El muñeco diabólico

Crítica de Carlos Schilling - La Voz del Interior

La nueva versión de Chucky es una adaptación del legendario muñeco maldito a los tiempos de la inteligencia artificial, la internet de las cosas y la Big Data. Bien podría figurar en un capítulo de la serie Black Mirror.  Su maldad ya no proviene de una posesión demoníaca sino de una falla del software. 

Sin embargo, la diferencia entre ambos tipos de maldad no es tan radical como se supone.  Una de las virtudes filosóficas –dicho sin ironía– de Chucky: el muñeco diabólico consiste en ilustrarnos acerca de que el mal natural y el sobrenatural tienen un factor común: el poder. Es decir: la capacidad de afectar a los otros. 

Es el poder potencial de un objeto lo que constituye su eventual grado de perversión, esté o no esté poseído por un demonio.
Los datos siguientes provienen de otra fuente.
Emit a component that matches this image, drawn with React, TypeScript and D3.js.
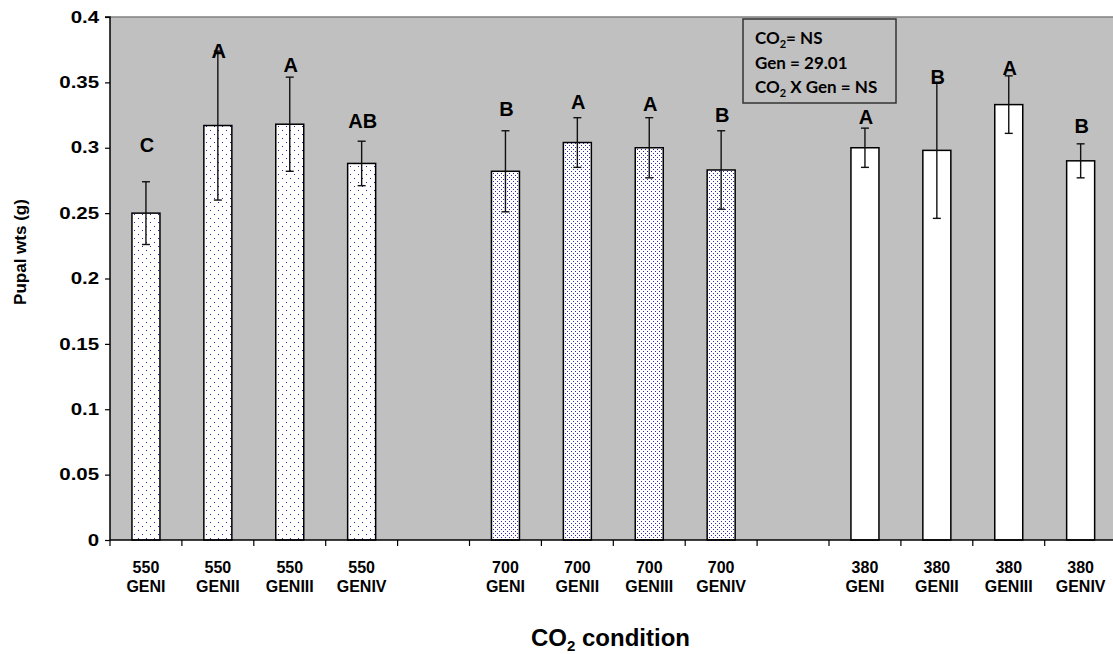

En este caso, el muñeco tiene el poder de conectarse con la red de información y artefactos electrónicos inteligentes vinculados a la empresa tecnológica Kaslan. 

Si bien más que la categoría de robot, a este muñeco le correspondería la de androide, también se le pueden aplicar los tres principios que estableció Isaac Asimov para la robótica: “1)  Un robot no hará daño a un ser humano o, por inacción, permitirá que un ser humano sufra daño.  2) Un robot debe cumplir las órdenes dadas por los seres humanos, a excepción de aquellas que entrasen en conflicto con la primera ley. 3) Un robot debe proteger su propia existencia en la medida en que esta protección no entre en conflicto con la primera o con la segunda ley”.

El primero de esos principios fue inhibido de programa de Chucky y, por ende, los dos siguientes también. 

Sin embargo, lo que sostiene el interés de la trama no es ese defecto de programación, sino el hecho de que el muñeco no pueda discernir entre las simples expresiones de enojo formuladas en forma de deseos y los propósitos específicos del niño que por casualidad se transforma en su dueño. Es decir: no distingue cuando dice que le gustaría matar a alguien y el deseo efectivo de matarlo.

Ese el otro problema filosófico que propone la película: ¿puede una inteligencia artificial distinguir no solo entre expresiones literales y figuradas sino también entre las expresiones de furia y los propósitos intencionales declamados en voz alta?  Si quiere aprobar el test de Turing debería hacerlo. 

Por supuesto que las respuestas a esos dilemas no forman parte del contenido dramático bastante previsible de las escenas que componen la historia total del filme. 

Como en muchas películas comerciales norteamericanas, la línea de acción y la línea de reflexión se separan en un punto y no vuelven a juntarse nunca. 

Lo que deja Chucky: el muñeco diabólico como producto de ficción es una combinación de estética ochentosa y de fórmulas de terror ya probadas. En cambio, resulta muy instructivo sobre temas que no necesariamente deben buscarse en un manual de filosofía.